My attempt: $$\Pr[\text{PrivK}_{\mathcal{A},\Pi}^{eav}=1]$$=$$\frac{1}{2}\Pr[\text{PrivK}_{\mathcal{A},\Pi}^{eav}=1\mid b=0] + \frac{1}{2}\Pr[\text{PrivK}_{\mathcal{A},\Pi}^{eav}=1\mid b=1]$$.
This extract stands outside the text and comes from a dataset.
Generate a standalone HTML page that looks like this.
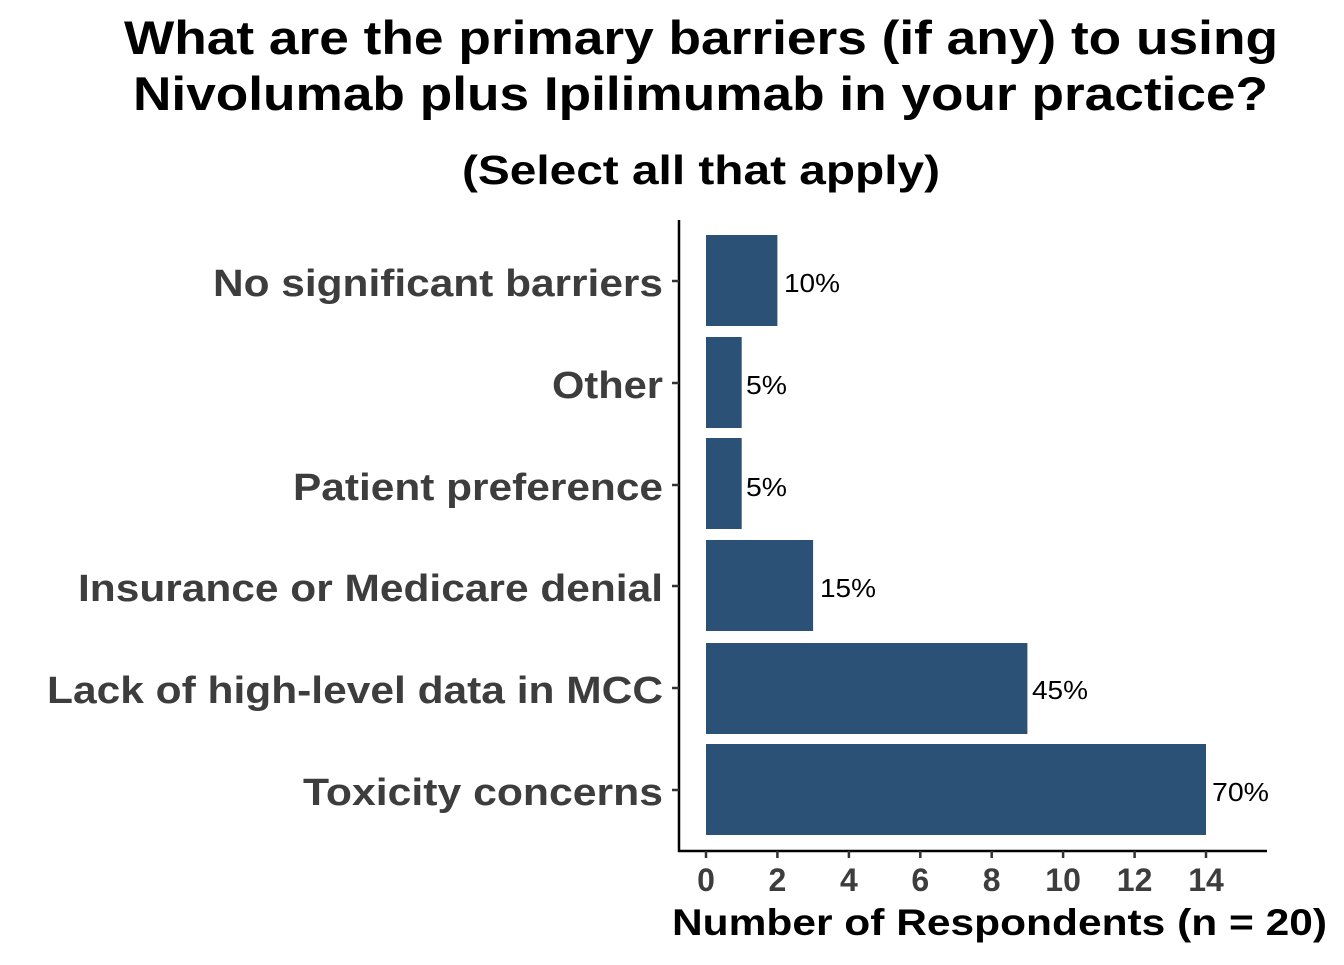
<!DOCTYPE html>
<html><head><meta charset="utf-8"><style>body{margin:0;background:#fff}</style></head><body>
<svg width="1344" height="960" xmlns="http://www.w3.org/2000/svg" font-family="Liberation Sans, Arial, sans-serif">
<rect width="1344" height="960" fill="#fff"/>
<text x="124" y="54" font-size="47" font-weight="bold" fill="#000" textLength="1154" lengthAdjust="spacingAndGlyphs">What are the primary barriers (if any) to using</text>
<text x="133" y="110" font-size="47" font-weight="bold" fill="#000" textLength="1135" lengthAdjust="spacingAndGlyphs">Nivolumab plus Ipilimumab in your practice?</text>
<text x="462" y="184" font-size="41" font-weight="bold" fill="#000" textLength="478" lengthAdjust="spacingAndGlyphs">(Select all that apply)</text>
<g fill="#2c5177">
<rect x="706" y="235" width="71.4" height="91"/>
<rect x="706" y="337" width="35.7" height="91"/>
<rect x="706" y="438" width="35.7" height="91"/>
<rect x="706" y="540" width="107.1" height="91"/>
<rect x="706" y="643" width="321.4" height="91"/>
<rect x="706" y="744" width="500" height="91"/>
</g>
<g font-size="26" fill="#000">
<text x="784" y="292" textLength="56" lengthAdjust="spacingAndGlyphs">10%</text>
<text x="746" y="394" textLength="41" lengthAdjust="spacingAndGlyphs">5%</text>
<text x="746" y="496" textLength="41" lengthAdjust="spacingAndGlyphs">5%</text>
<text x="820" y="597" textLength="56" lengthAdjust="spacingAndGlyphs">15%</text>
<text x="1032" y="699" textLength="56" lengthAdjust="spacingAndGlyphs">45%</text>
<text x="1212" y="801" textLength="57" lengthAdjust="spacingAndGlyphs">70%</text>
</g>
<g font-size="38" font-weight="bold" fill="#3d3d3d">
<text x="213" y="296" textLength="450" lengthAdjust="spacingAndGlyphs">No significant barriers</text>
<text x="552" y="398" textLength="111" lengthAdjust="spacingAndGlyphs">Other</text>
<text x="293" y="500" textLength="370" lengthAdjust="spacingAndGlyphs">Patient preference</text>
<text x="78" y="601" textLength="585" lengthAdjust="spacingAndGlyphs">Insurance or Medicare denial</text>
<text x="47" y="703" textLength="616" lengthAdjust="spacingAndGlyphs">Lack of high-level data in MCC</text>
<text x="303" y="805" textLength="360" lengthAdjust="spacingAndGlyphs">Toxicity concerns</text>
</g>
<g stroke="#000" stroke-width="2.5">
<line x1="679" y1="220" x2="679" y2="852"/>
<line x1="678" y1="851" x2="1267" y2="851"/>
</g>
<g stroke="#333" stroke-width="2.5">
<line x1="672" y1="281" x2="679" y2="281"/><line x1="672" y1="383" x2="679" y2="383"/>
<line x1="672" y1="485" x2="679" y2="485"/><line x1="672" y1="586" x2="679" y2="586"/>
<line x1="672" y1="688" x2="679" y2="688"/><line x1="672" y1="790" x2="679" y2="790"/>
<line x1="706" y1="851" x2="706" y2="858"/><line x1="777.4" y1="851" x2="777.4" y2="858"/>
<line x1="848.9" y1="851" x2="848.9" y2="858"/><line x1="920.3" y1="851" x2="920.3" y2="858"/>
<line x1="991.7" y1="851" x2="991.7" y2="858"/><line x1="1063.1" y1="851" x2="1063.1" y2="858"/>
<line x1="1134.6" y1="851" x2="1134.6" y2="858"/><line x1="1206" y1="851" x2="1206" y2="858"/>
</g>
<g font-size="32" font-weight="bold" fill="#3d3d3d" text-anchor="middle">
<text x="706" y="891">0</text><text x="777.4" y="891">2</text><text x="848.9" y="891">4</text>
<text x="920.3" y="891">6</text><text x="991.7" y="891">8</text><text x="1063.1" y="891">10</text>
<text x="1134.6" y="891">12</text><text x="1206" y="891">14</text>
</g>
<text x="672" y="935" font-size="37" font-weight="bold" fill="#000" textLength="655" lengthAdjust="spacingAndGlyphs">Number of Respondents (n = 20)</text>
</svg>
</body></html>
Focus on $$\Pr[\text{PrivK}_{\mathcal{A},\Pi}^{eav}=1\mid b=0]$$. The "problematic" case is when the ciphertext is $$m_1$$ because the adversary knows for sure that in this case $$b=0$$. in all other cases of the ciphertext, this behaves like regular OTP and thus the best the adversary can do is flip a coin. Formally: $$\Pr[\text{PrivK}_{\mathcal{A},\Pi}^{eav}=1\mid b=0]=\Pr[c=m_1]+\frac{1}{2}\Pr[c\neq m_1]$$ but $$\Pr[c=m_1]=\Pr[k=m_1\oplus m_0]=\frac{1}{|\mathcal{K}|}$$ so: $$\Pr[\text{PrivK}_{\mathcal{A},\Pi}^{eav}=1\mid b=0]=\frac{1}{2}+\frac{1}{2|\mathcal{K}|}$$ the same exact argument can be done when $$b=1$$ so finally: $$\Pr[\text{PrivK}_{\mathcal{A},\Pi}^{eav}=1]=\frac{1}{2}+\frac{1}{2|\mathcal{K}|}$$

Is it correct?

Edit:

• define the technical term Priv_{blah}^{bla} that you use. the question is unreadable otherwise. Oct 24, 2021 at 22:01
• @kodlu edited. let me know if there's anything else needed. Oct 25, 2021 at 3:40

No your reasoning is wrong. If I consider an attacker $$\mathcal{A}$$ which output $$0$$ during any execution, we obtain $$\Pr[\text{PrivK}_{\mathcal{A},\Pi}^{eav}=1\mid b=0]=1$$. Then your computation $$\Pr[\text{PrivK}_{\mathcal{A},\Pi}^{eav}=1]=\frac{1}{2}+\frac{1}{2|\mathcal{K}|}$$ is wrong.
Hint: Do not cut relatively to $$b$$.